Florida ended social promotion statewide in 2002, and a study that examined the effect of the change seemed optimistic. The authors noticed a rise in test scores among students who were retained when compared to similarly struggling students who were advanced to the next grade.

Another study found that increased retention in elementary school was associated with a small rise in the eventual average male hourly wage. This suggests that retention may have positive outcomes which have a beneficial impact on these students’ careers and may not be identifiable through standardized testing.

Arguments for promotion

While the arguments for retention seem convincing, there are reasons this debate wasn’t settled long ago. New York City shifted from a promotion-oriented system to one similar to Catania’s proposal in 1981. When researchers examined the effects of that policy years later, they found that students had been truant, and dropped out, at far higher rates under the retention-oriented program than similar students had under the earlier promotion-oriented approach.

While the narrative of social promotion has been that teachers and principals don’t want to hold students back for fear of “hurting their feelings,” in fact the feelings of humiliation and disillusionment may be responsible for this significant drop in school graduation rates that New York City experienced. Other studies have suggested that retained students have higher rates of alcohol abuse, and teen pregnancy, than their promoted peers.

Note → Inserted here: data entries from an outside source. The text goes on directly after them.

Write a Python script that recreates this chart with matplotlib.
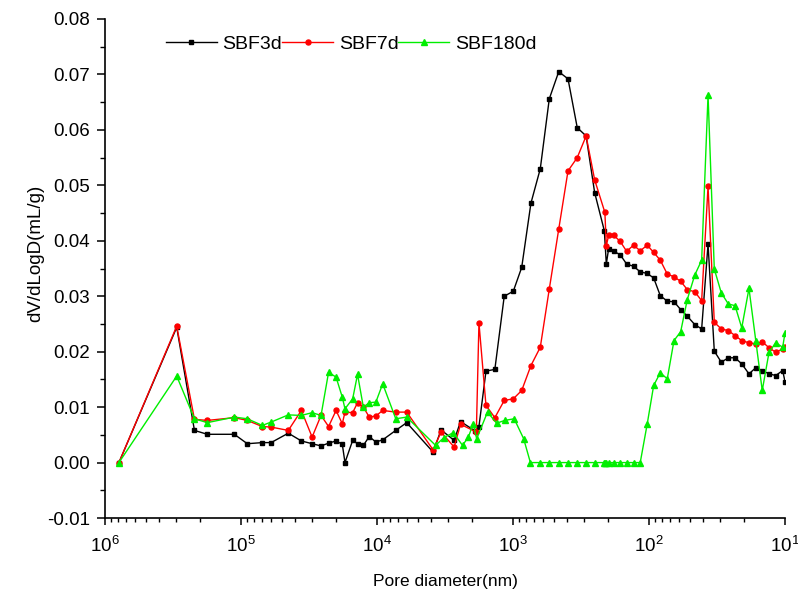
import numpy as np
import matplotlib.pyplot as plt
from matplotlib.ticker import FormatStrFormatter, MultipleLocator, LogLocator

plt.rcParams['font.family'] = ['Liberation Sans', 'DejaVu Sans']
plt.rcParams['axes.unicode_minus'] = False

# Pore size distribution, dV/dlogD vs pore diameter (nm)
d_3d = [7.9e5, 2.97e5, 2.2e5, 1.77e5, 1.12e5, 8.99e4, 6.97e4, 6.01e4, 4.49e4, 3.6e4,
        3.0e4, 2.58e4, 2.27e4, 2.0e4, 1.8e4, 1.72e4, 1.51e4, 1.39e4, 1.26e4, 1.14e4,
        1.02e4, 9.08e3, 7.28e3, 6.05e3, 3.87e3, 3.38e3, 2.71e3, 2.43e3, 1.9e3, 1.78e3,
        1.58e3, 1.36e3, 1.16e3, 995, 863, 738, 630, 541, 461, 394,
        337, 290, 251, 213, 206, 198, 182, 163, 146, 130,
        116, 103, 92.4, 82.6, 73.4, 65.5, 58.5, 52.3, 46.1, 41.0,
        36.8, 33.1, 29.4, 26.1, 23.3, 20.8, 18.4, 16.4, 14.7, 13.1,
        11.7, 10.4, 10.0]
v_3d = [0.0, 0.0244, 0.0058, 0.0051, 0.0051, 0.0034, 0.0036, 0.0036, 0.0053, 0.0039,
        0.0034, 0.0030, 0.0035, 0.0039, 0.0033, 0.0, 0.0040, 0.0034, 0.0031, 0.0047,
        0.0037, 0.0041, 0.0058, 0.0072, 0.0019, 0.0059, 0.0040, 0.0074, 0.0057, 0.0065,
        0.0165, 0.0168, 0.0300, 0.0309, 0.0352, 0.0468, 0.0530, 0.0656, 0.0705, 0.0692,
        0.0604, 0.0589, 0.0487, 0.0418, 0.0358, 0.0386, 0.0381, 0.0375, 0.0358, 0.0354,
        0.0344, 0.0341, 0.0333, 0.0301, 0.0291, 0.0290, 0.0276, 0.0264, 0.0249, 0.0241,
        0.0394, 0.0201, 0.0181, 0.0189, 0.0189, 0.0178, 0.0160, 0.0171, 0.0166, 0.0160,
        0.0157, 0.0166, 0.0146]

d_7d = [7.9e5, 2.97e5, 2.2e5, 1.77e5, 1.12e5, 8.99e4, 6.97e4, 6.01e4, 4.49e4, 3.6e4,
        3.0e4, 2.58e4, 2.27e4, 2.0e4, 1.8e4, 1.72e4, 1.51e4, 1.39e4, 1.26e4, 1.14e4,
        1.02e4, 9.08e3, 7.28e3, 6.05e3, 3.87e3, 3.38e3, 2.71e3, 2.43e3, 1.86e3, 1.78e3,
        1.58e3, 1.36e3, 1.16e3, 995, 863, 738, 630, 541, 461, 394,
        337, 290, 251, 211, 206, 198, 182, 163, 146, 130,
        116, 103, 92.4, 82.6, 73.4, 65.5, 58.5, 52.3, 46.1, 41.0,
        36.8, 33.1, 29.4, 26.1, 23.3, 20.8, 18.4, 16.4, 14.7, 13.1,
        11.7, 10.4, 10.0]
v_7d = [0.0, 0.0246, 0.0078, 0.0076, 0.0081, 0.0076, 0.0065, 0.0064, 0.0058, 0.0094,
        0.0046, 0.0085, 0.0065, 0.0094, 0.0070, 0.0091, 0.0090, 0.0108, 0.0100, 0.0082,
        0.0084, 0.0094, 0.0091, 0.0091, 0.0023, 0.0055, 0.0028, 0.0069, 0.0055, 0.0252,
        0.0103, 0.0081, 0.0112, 0.0115, 0.0130, 0.0175, 0.0208, 0.0313, 0.0421, 0.0526,
        0.0550, 0.0589, 0.0510, 0.0451, 0.0391, 0.0410, 0.0410, 0.0399, 0.0381, 0.0392,
        0.0382, 0.0392, 0.0379, 0.0365, 0.0340, 0.0335, 0.0327, 0.0312, 0.0308, 0.0292,
        0.0498, 0.0253, 0.0241, 0.0238, 0.0229, 0.0220, 0.0216, 0.0214, 0.0218, 0.0207,
        0.0199, 0.0205, 0.0208]

d_180d = [7.9e5, 2.97e5, 2.2e5, 1.77e5, 1.12e5, 8.99e4, 6.97e4, 6.01e4, 4.49e4, 3.6e4,
          3.0e4, 2.58e4, 2.27e4, 2.0e4, 1.8e4, 1.72e4, 1.51e4, 1.39e4, 1.26e4, 1.14e4,
          1.02e4, 9.08e3, 7.28e3, 6.05e3, 3.71e3, 3.22e3, 2.75e3, 2.35e3, 2.13e3, 1.96e3,
          1.85e3, 1.54e3, 1.32e3, 1.15e3, 980, 835, 745, 630, 541, 461,
          394, 337, 290, 251, 213, 209, 206, 198, 182, 163,
          146, 130, 116, 103, 92.4, 82.6, 73.4, 65.5, 58.5, 52.3,
          46.1, 41.0, 36.8, 33.1, 29.4, 26.1, 23.3, 20.8, 18.4, 16.4,
          14.7, 13.1, 11.7, 10.4, 10.0]
v_180d = [0.0, 0.0156, 0.0079, 0.0072, 0.0082, 0.0079, 0.0067, 0.0073, 0.0086, 0.0085,
          0.0090, 0.0085, 0.0163, 0.0154, 0.0118, 0.0097, 0.0115, 0.0159, 0.0100, 0.0108,
          0.0109, 0.0142, 0.0079, 0.0082, 0.0031, 0.0045, 0.0054, 0.0031, 0.0046, 0.0070,
          0.0043, 0.0091, 0.0071, 0.0076, 0.0079, 0.0043, 0.0, 0.0, 0.0, 0.0,
          0.0, 0.0, 0.0, 0.0, 0.0, 0.0, 0.0, 0.0, 0.0, 0.0,
          0.0, 0.0, 0.0, 0.0070, 0.0139, 0.0162, 0.0151, 0.0220, 0.0236, 0.0294,
          0.0338, 0.0365, 0.0663, 0.0349, 0.0306, 0.0286, 0.0283, 0.0243, 0.0314, 0.0220,
          0.0130, 0.0199, 0.0216, 0.0208, 0.0234]

fig = plt.figure(figsize=(7.98, 5.99), dpi=100)
ax = fig.add_axes([0.1316, 0.1352, 0.8521, 0.8331])

ax.plot(d_3d, v_3d, color='black', lw=1.0, marker='s', ms=3.2, label='SBF3d')
ax.plot(d_7d, v_7d, color='#ff0000', lw=1.0, marker='o', ms=3.6, label='SBF7d')
ax.plot(d_180d, v_180d, color='#00ee00', lw=1.0, marker='^', ms=4.2, label='SBF180d')

ax.set_xscale('log')
ax.set_xlim(1e6, 1e1)
ax.set_ylim(-0.01, 0.08)
ax.xaxis.set_major_locator(LogLocator(base=10, numticks=10))
ax.xaxis.set_minor_locator(LogLocator(base=10, subs=np.arange(2, 10), numticks=20))
ax.yaxis.set_major_locator(MultipleLocator(0.01))
ax.yaxis.set_minor_locator(MultipleLocator(0.005))
ax.yaxis.set_major_formatter(FormatStrFormatter('%.2f'))

for s in ['top', 'right']:
    ax.spines[s].set_visible(False)
for s in ['left', 'bottom']:
    ax.spines[s].set_linewidth(1.2)

ax.tick_params(axis='y', which='major', direction='out', length=6, width=1.1, labelsize=13.5, pad=5)
ax.tick_params(axis='y', which='minor', direction='out', length=3.5, width=1.0)
ax.tick_params(axis='x', which='major', direction='out', length=5, width=1.1, labelsize=13.5, pad=8)
ax.tick_params(axis='x', which='minor', direction='out', length=3, width=1.0)

ax.set_xlabel('Pore diameter(nm)', fontsize=12.5, labelpad=13)
ax.set_ylabel('dV/dLogD(mL/g)', fontsize=13.5)
ax.yaxis.set_label_coords(-0.09, 0.53)

ax.legend(loc='upper left', bbox_to_anchor=(0.09, 0.968), ncol=3, frameon=False,
          fontsize=14, handlelength=2.6, handletextpad=0.3, columnspacing=0.0,
          borderpad=0, borderaxespad=0)

fig.savefig('out.png', dpi=100)
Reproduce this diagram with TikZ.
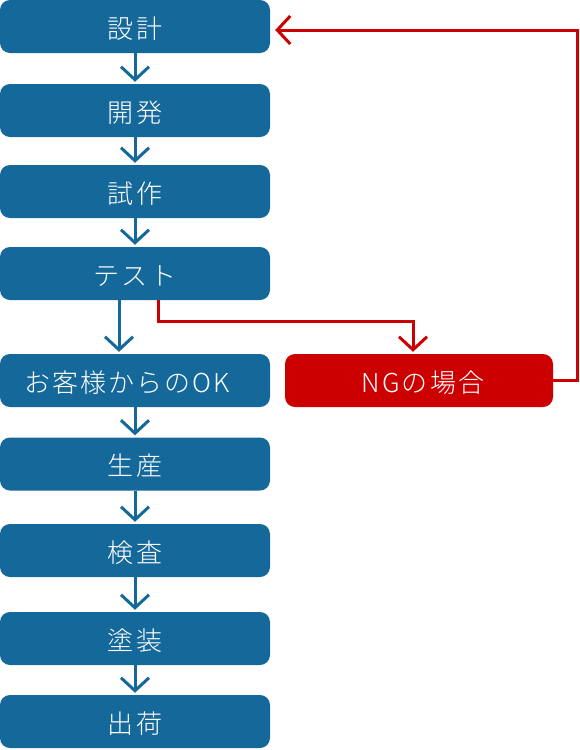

Neither is a good solution; DC needs targeted intervention

It’s significant that both options make their case primarily by describing the flaws in the other. Retention proponents argue promotion hurts test scores, while promotion advocates point to the higher drop-out rates and social dysfunction retention provokes. For over 10 years, government and nonprofit education policy analysts have been arguing for a third option.

Under this alternative, school officials detect possible failure early. Teachers and counselors intervene with the student before he or she fall too far behind. This is, of course, an optimistic scenario, but research has generally concluded that it is simply the only way to see any actually positive change in the status quo.

These interventions require extra in-school time, extra teaching resources, and an administration infrastructure that notices the problem early enough that these measures have a chance to suceed.

It takes a lot of work to see this through, but Catania’s bill contains some elements that can effect this sort of early-intervention policy. It makes clear that schools have an obligation to monitor their students and help them to pass using individualized assistance.

For that reason, more than any other, it appears to be a positive step for DCPS, though it’s important for legislators and school officials to keep focusing less on the question of social promotion versus retention, and more on ways to help students before either becomes necessary.